W ocenie Sądu Okręgowego trafne jest też stwierdzenie, że określona przepisem art. 6 k.c. zasada dotycząca ciężaru dowodu nie może być rozumiana w ten sposób, że zawsze – bez względu na okoliczności sprawy – ciężar ten spoczywa na stronie powodowej. Jeśli bowiem strona powodowa udowodniła fakty przemawiające za zasadnością powództwa, to na stronie pozwanej spoczywa ciężar udowodnienia ekscepcji i faktów uzasadniających – jej zdaniem – oddalenie powództwa (tak SN w wyroku z 20.04.1982 r., sygn. akt I CR 79/82, LEX nr 8416). Niczym nie usprawiedliwiona bezczynność strony w zakresie inicjatyw dowodowych przynieść może zatem ujemny dla niej skutek związany ze stanem nieudowodnienia powoływanych faktów, bez możliwości wykazywania sądowi naruszenia art. 232 zdanie 2 k.p.c. Powyższe reguły winny być przestrzegane rygorystycznie szczególnie w tych przypadkach, gdzie reprezentacja stron sprawowana jest przez fachowych pełnomocników, jak miało to miejsce w przedmiotowym postępowaniu.
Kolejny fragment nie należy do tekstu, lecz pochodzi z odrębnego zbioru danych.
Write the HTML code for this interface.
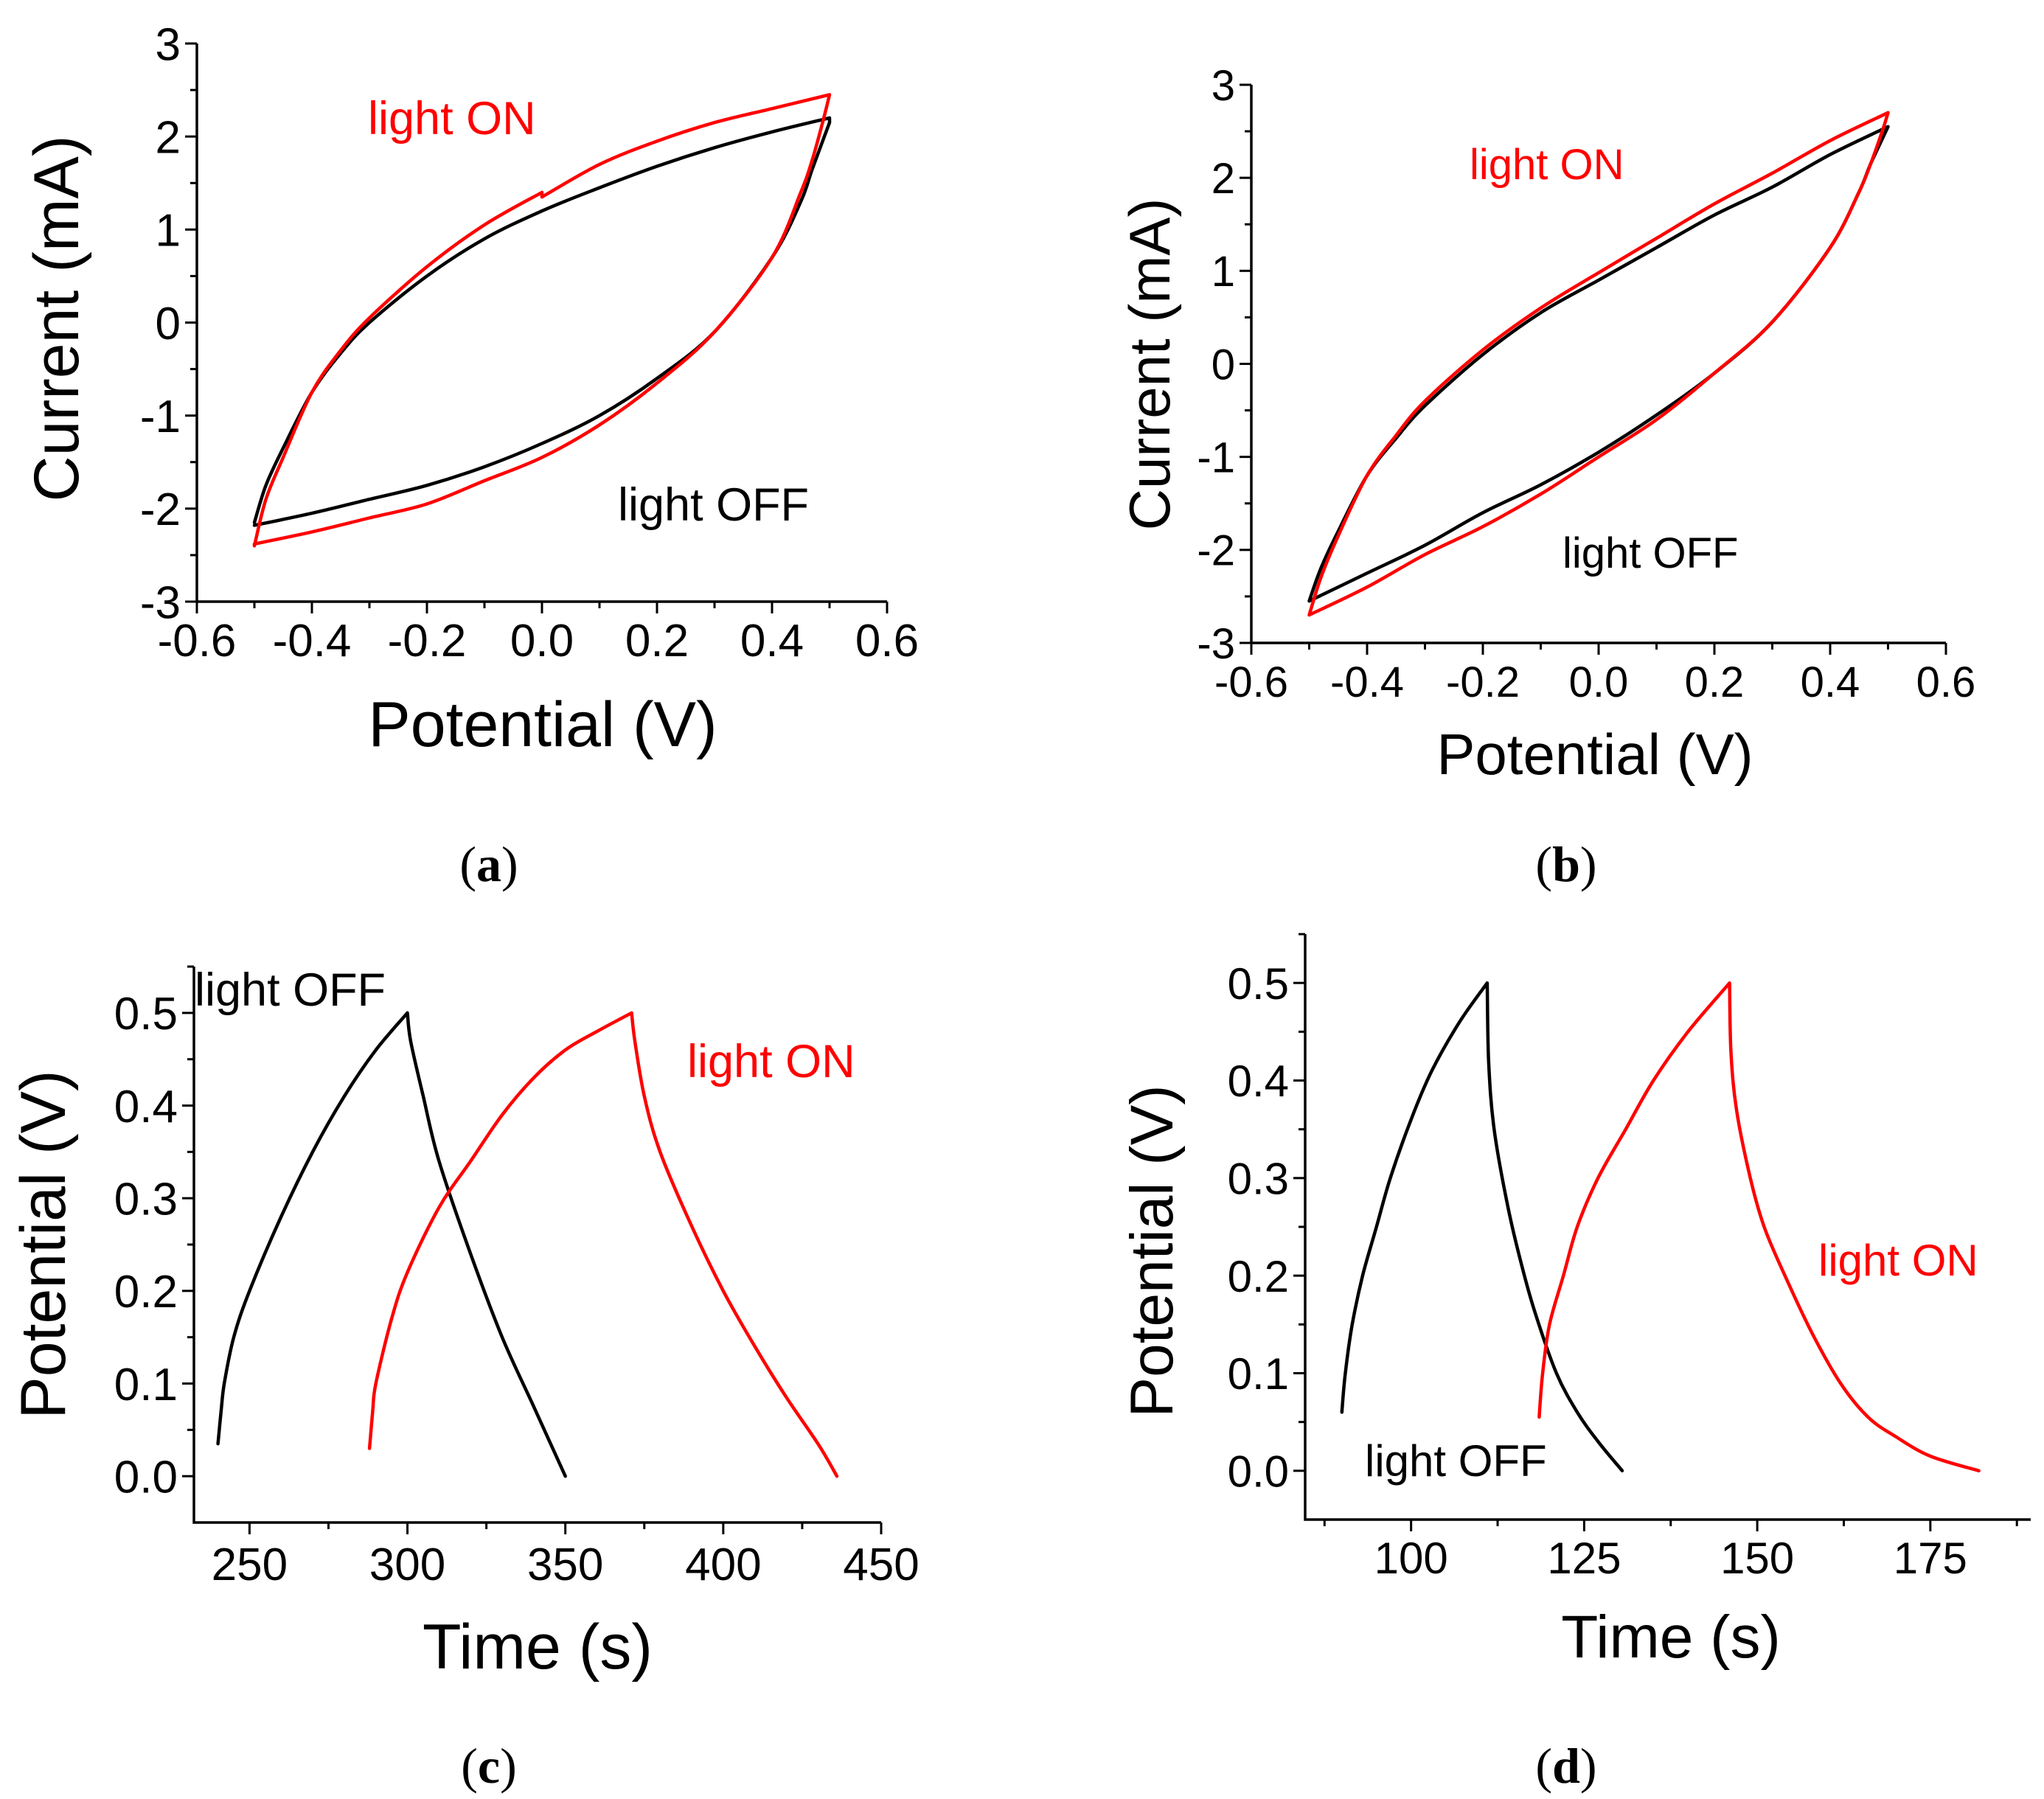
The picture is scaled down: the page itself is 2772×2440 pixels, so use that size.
<!DOCTYPE html>
<html><head><meta charset="utf-8">
<style>
html,body{margin:0;padding:0;background:#fff;}
svg{display:block;}
text{font-family:"Liberation Sans",Arial,sans-serif;}
.cap{font-family:"Liberation Serif",serif;}
</style></head>
<body>
<svg id="fig" width="2772" height="2440" viewBox="0 0 2772 2440" xmlns="http://www.w3.org/2000/svg"></svg>
<script>
// ---- Panel (a) data: CV ----
const aOffV = [-0.5,-0.48,-0.45,-0.4,-0.35,-0.3,-0.2,-0.1,0.0,0.1,0.2,0.3,0.4,0.5, 0.5,0.47,0.45,0.4,0.3,0.2,0.1,0.0,-0.1,-0.2,-0.3,-0.4,-0.5];
const aOffI = [-2.15,-1.75,-1.35,-0.75,-0.33,0.0,0.5,0.9,1.2,1.45,1.68,1.88,2.05,2.2, 2.15,1.65,1.3,0.7,-0.1,-0.6,-1.0,-1.3,-1.55,-1.75,-1.9,-2.05,-2.18];
const aOnV = [-0.5,-0.48,-0.45,-0.4,-0.35,-0.3,-0.2,-0.1,0.0,0.0,0.1,0.2,0.3,0.4,0.5, 0.49,0.47,0.45,0.4,0.3,0.2,0.1,0.0,-0.1,-0.2,-0.3,-0.4,-0.5,-0.5];
const aOnI = [-2.4,-1.9,-1.45,-0.75,-0.3,0.05,0.6,1.05,1.4,1.35,1.7,1.95,2.15,2.3,2.45, 2.2,1.75,1.4,0.7,-0.1,-0.65,-1.1,-1.45,-1.7,-1.95,-2.1,-2.25,-2.38,-2.4];
// ---- Panel (b) data: CV ----
const bOffV = [-0.5,-0.48,-0.45,-0.4,-0.35,-0.3,-0.2,-0.1,0.0,0.1,0.2,0.3,0.4,0.5, 0.47,0.45,0.4,0.3,0.2,0.1,0.0,-0.1,-0.2,-0.3,-0.4,-0.5];
const bOffI = [-2.55,-2.2,-1.8,-1.2,-0.8,-0.45,0.1,0.55,0.9,1.25,1.6,1.9,2.25,2.55, 2.15,1.85,1.25,0.45,-0.1,-0.55,-0.95,-1.3,-1.6,-1.95,-2.25,-2.55];
const bOnV = [-0.5,-0.48,-0.45,-0.4,-0.35,-0.3,-0.2,-0.1,0.0,0.1,0.2,0.3,0.4,0.5, 0.49,0.47,0.45,0.4,0.3,0.2,0.1,0.0,-0.1,-0.2,-0.3,-0.4,-0.5,-0.5];
const bOnI = [-2.7,-2.3,-1.85,-1.2,-0.77,-0.4,0.15,0.6,0.98,1.35,1.72,2.05,2.4,2.7, 2.5,2.15,1.85,1.25,0.45,-0.1,-0.6,-1.0,-1.4,-1.75,-2.05,-2.4,-2.7,-2.7];
// ---- Panel (c) data: GCD ----
const cOffT = [240,241,242,245,250,260,270,280,290,300,301,305,310,320,330,340,350];
const cOffV = [0.035,0.07,0.1,0.15,0.2,0.28,0.35,0.41,0.46,0.5,0.47,0.41,0.34,0.24,0.15,0.075,0.0];
const cOnT = [288,289,290,295,300,310,320,330,340,350,360,371,372,375,380,390,400,410,420,430,436];
const cOnV = [0.03,0.07,0.1,0.17,0.22,0.29,0.34,0.39,0.43,0.46,0.48,0.5,0.47,0.41,0.35,0.27,0.2,0.14,0.085,0.035,0.0];
// ---- Panel (d) data: GCD ----
const dOffT = [90,90.5,91.5,93,95,97,100,103,107,111,111.2,112,114,116,118,121,124,127,130.5];
const dOffV = [0.06,0.1,0.15,0.2,0.25,0.3,0.36,0.41,0.46,0.5,0.42,0.35,0.27,0.21,0.16,0.1,0.06,0.03,0.0];
const dOnT = [118.5,119,120,122,124,127,131,135,140,146,146.2,147,149,151,154,158,162,166,170,175,182];
const dOnV = [0.055,0.1,0.15,0.2,0.25,0.3,0.35,0.4,0.45,0.5,0.43,0.37,0.3,0.25,0.2,0.14,0.09,0.055,0.035,0.015,0.0];
// tick labels
const cvXTicks = ["-0.6","-0.4","-0.2","0.0","0.2","0.4","0.6"];
const cvYTicks = ["-3","-2","-1","0","1","2","3"];
const cXTicks = ["250","300","350","400","450"];
const dXTicks = ["100","125","150","175"];
const gcdYTicks = ["0.0","0.1","0.2","0.3","0.4","0.5"];

const NS="http://www.w3.org/2000/svg";
const svg=document.getElementById('fig');
function mk(tag,attrs,parent){const e=document.createElementNS(NS,tag);for(const k in attrs)e.setAttribute(k,attrs[k]);(parent||svg).appendChild(e);return e;}

function smoothPath(P){
  // split into runs at direction changes, Catmull-Rom within runs
  const runs=[];let cur=[P[0]];
  for(let i=1;i<P.length;i++){
    cur.push(P[i]);
    if(i<P.length-1){
      const dx1=P[i][0]-P[i-1][0],dx2=P[i+1][0]-P[i][0];
      const dy1=P[i][1]-P[i-1][1],dy2=P[i+1][1]-P[i][1];
      if(dx1*dx2<=0||dy1*dy2<=0){runs.push(cur);cur=[P[i]];}
    }
  }
  runs.push(cur);
  let d='M'+P[0][0].toFixed(1)+','+P[0][1].toFixed(1);
  runs.forEach(r=>{
    for(let i=0;i<r.length-1;i++){
      const p0=r[i-1]||r[i],p1=r[i],p2=r[i+1],p3=r[i+2]||r[i+1];
      const c1=[p1[0]+(p2[0]-p0[0])/6,p1[1]+(p2[1]-p0[1])/6];
      const c2=[p2[0]-(p3[0]-p1[0])/6,p2[1]-(p3[1]-p1[1])/6];
      d+=` C${c1[0].toFixed(1)},${c1[1].toFixed(1)} ${c2[0].toFixed(1)},${c2[1].toFixed(1)} ${p2[0].toFixed(1)},${p2[1].toFixed(1)}`;
    }
  });
  return d;
}

function panel(o){
  const g=mk('g',{});
  
  
  const sx=v=>o.L+(v-o.x0)/(o.x1-o.x0)*(o.R-o.L);
  const sy=v=>o.B-(v-o.y0)/(o.y1-o.y0)*(o.B-o.T);
  const ax=mk('path',{d:`M${o.L},${o.T} L${o.L},${o.B} L${o.R},${o.B}`,fill:'none',stroke:'#000','stroke-width':3.5},g);
  
  
  for(let v=o.xmin0;v<=o.x1+1e-9;v+=o.xmin){
    const major=Math.abs(((v-o.xmaj0)/o.xmaj)-Math.round((v-o.xmaj0)/o.xmaj))<1e-6;
    mk('line',{x1:sx(v),x2:sx(v),y1:o.B,y2:o.B+(major?16:9),stroke:'#000','stroke-width':3},g);
  }
  o.xt.forEach((s,i)=>{const v=o.xmaj0+i*o.xmaj;
    const t=mk('text',{x:sx(v),y:o.xly,'font-size':o.tf,'text-anchor':'middle'},g);t.textContent=s;
    
    });
  for(let v=o.ymin0;v<=o.y1+1e-9;v+=o.ymin){
    const major=Math.abs(((v-o.ymaj0)/o.ymaj)-Math.round((v-o.ymaj0)/o.ymaj))<1e-6;
    mk('line',{x1:o.L,x2:o.L-(major?16:9),y1:sy(v),y2:sy(v),stroke:'#000','stroke-width':3},g);
  }
  o.yt.forEach((s,i)=>{const v=o.ymaj0+i*o.ymaj;
    const t=mk('text',{x:o.L-22,y:sy(v)+o.tf*0.36,'font-size':o.tf,'text-anchor':'end'},g);t.textContent=s;
    
    });
  o.series.forEach(s=>{
    const pts=s.x.map((v,i)=>[sx(v),sy(s.y[i])]);
    const p=mk('path',{d:smoothPath(pts),fill:'none',stroke:s.c,'stroke-width':4.5,'stroke-linejoin':'round','stroke-linecap':'round'},g);
    
    
  });
  const xt=mk('text',{x:o.xtx,y:o.xty,'font-size':o.af,'text-anchor':'middle'},g);xt.textContent=o.xtitle;
  
  
  const yt=mk('text',{x:0,y:0,'font-size':o.af,'text-anchor':'middle',transform:`translate(${o.ytx},${o.yty}) rotate(-90)`},g);yt.textContent=o.ytitle;
  
  
  o.labels.forEach(l=>{const t=mk('text',{x:l.x,y:l.y,'font-size':l.f,fill:l.c},g);t.textContent=l.t;
    
    });
  const cap=mk('text',{x:o.capx,y:o.capy,'font-size':68,'text-anchor':'middle',class:'cap'},g);
  cap.innerHTML='(<tspan font-weight="bold">'+o.cap+'</tspan>)';
  
  
}

panel({name:'panel-a',L:267,R:1203,T:59,B:816,x0:-0.6,x1:0.6,y0:-3,y1:3,
  xmin0:-0.6,xmin:0.1,xmaj0:-0.6,xmaj:0.2,ymin0:-3,ymin:0.5,ymaj0:-3,ymaj:1,
  xt:cvXTicks,yt:cvYTicks,tf:62,xly:890,af:86,xtitle:'Potential (V)',xtx:736,xty:1012,
  ytitle:'Current (mA)',ytx:106,yty:432,
  series:[{x:aOffV,y:aOffI,c:'#000',n:'light-off-cv'},{x:aOnV,y:aOnI,c:'#f00',n:'light-on-cv'}],
  labels:[{t:'light ON',x:499,y:182,f:63,c:'#f00',n:'light-on-label'},{t:'light OFF',x:838,y:706,f:63,c:'#000',n:'light-off-label'}],
  cap:'a',capx:663,capy:1195});

panel({name:'panel-b',L:1697,R:2639,T:115,B:872,x0:-0.6,x1:0.6,y0:-3,y1:3,
  xmin0:-0.6,xmin:0.1,xmaj0:-0.6,xmaj:0.2,ymin0:-3,ymin:0.5,ymaj0:-3,ymaj:1,
  xt:cvXTicks,yt:cvYTicks,tf:58,xly:945,af:78,xtitle:'Potential (V)',xtx:2163,xty:1050,
  ytitle:'Current (mA)',ytx:1586,yty:494,
  series:[{x:bOffV,y:bOffI,c:'#000',n:'light-off-cv'},{x:bOnV,y:bOnI,c:'#f00',n:'light-on-cv'}],
  labels:[{t:'light ON',x:1993,y:243,f:58,c:'#f00',n:'light-on-label'},{t:'light OFF',x:2119,y:770,f:58,c:'#000',n:'light-off-label'}],
  cap:'b',capx:2124,capy:1195});

panel({name:'panel-c',L:263,R:1195,T:1311,B:2065,x0:232.4,x1:450,y0:-0.05,y1:0.55,
  xmin0:250,xmin:25,xmaj0:250,xmaj:50,ymin0:0,ymin:0.05,ymaj0:0,ymaj:0.1,
  xt:cXTicks,yt:gcdYTicks,tf:62,xly:2143,af:86,xtitle:'Time (s)',xtx:729,xty:2263,
  ytitle:'Potential (V)',ytx:88,yty:1688,
  series:[{x:cOffT,y:cOffV,c:'#000',n:'light-off-gcd'},{x:cOnT,y:cOnV,c:'#f00',n:'light-on-gcd'}],
  labels:[{t:'light OFF',x:264,y:1364,f:63,c:'#000',n:'light-off-label'},{t:'light ON',x:932,y:1461,f:63,c:'#f00',n:'light-on-label'}],
  cap:'c',capx:663,capy:2418});

panel({name:'panel-d',L:1770,R:2754,T:1267,B:2061,x0:84.7,x1:189.5,y0:-0.05,y1:0.55,
  xmin0:87.5,xmin:12.5,xmaj0:100,xmaj:25,ymin0:0,ymin:0.05,ymaj0:0,ymaj:0.1,
  xt:dXTicks,yt:gcdYTicks,tf:60,xly:2134,af:82,xtitle:'Time (s)',xtx:2266,xty:2248,
  ytitle:'Potential (V)',ytx:1590,yty:1697,
  series:[{x:dOffT,y:dOffV,c:'#000',n:'light-off-gcd'},{x:dOnT,y:dOnV,c:'#f00',n:'light-on-gcd'}],
  labels:[{t:'light OFF',x:1851,y:2002,f:60,c:'#000',n:'light-off-label'},{t:'light ON',x:2466,y:1730,f:60,c:'#f00',n:'light-on-label'}],
  cap:'d',capx:2124,capy:2418});
</script>
</body></html>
Z powyższych względów, wobec niewykazania przez pozwanego, by do opóźnienia spornego lotu doszło na skutek nadzwyczajnych okoliczności, roszczenie powoda zasługiwało na uwzględnienie w całości. Wydany wyrok odpowiada prawu, a zarzuty podniesione w apelacji okazały się bezzasadne.
W konsekwencji, Sąd Okręgowy oddalił apelację pozwanego w punkcie pierwszym sentencji wyroku, na podstawie art. 385 k.p.c.
O kosztach postępowania apelacyjnego Sąd Okręgowy orzekł w punkcie drugim sentencji wyroku, zgodnie z zasadą odpowiedzialności za wynik postępowania, na podstawie art. 98 k.p.c. oraz § 2 pkt 3 w zw. z § 10 ust. 1 pkt 1 rozporządzenia Ministra Sprawiedliwości z dnia 22 października 2015 r. w sprawie opłat za czynności adwokackie (Dz. U. poz. 1800, z późn. zm.).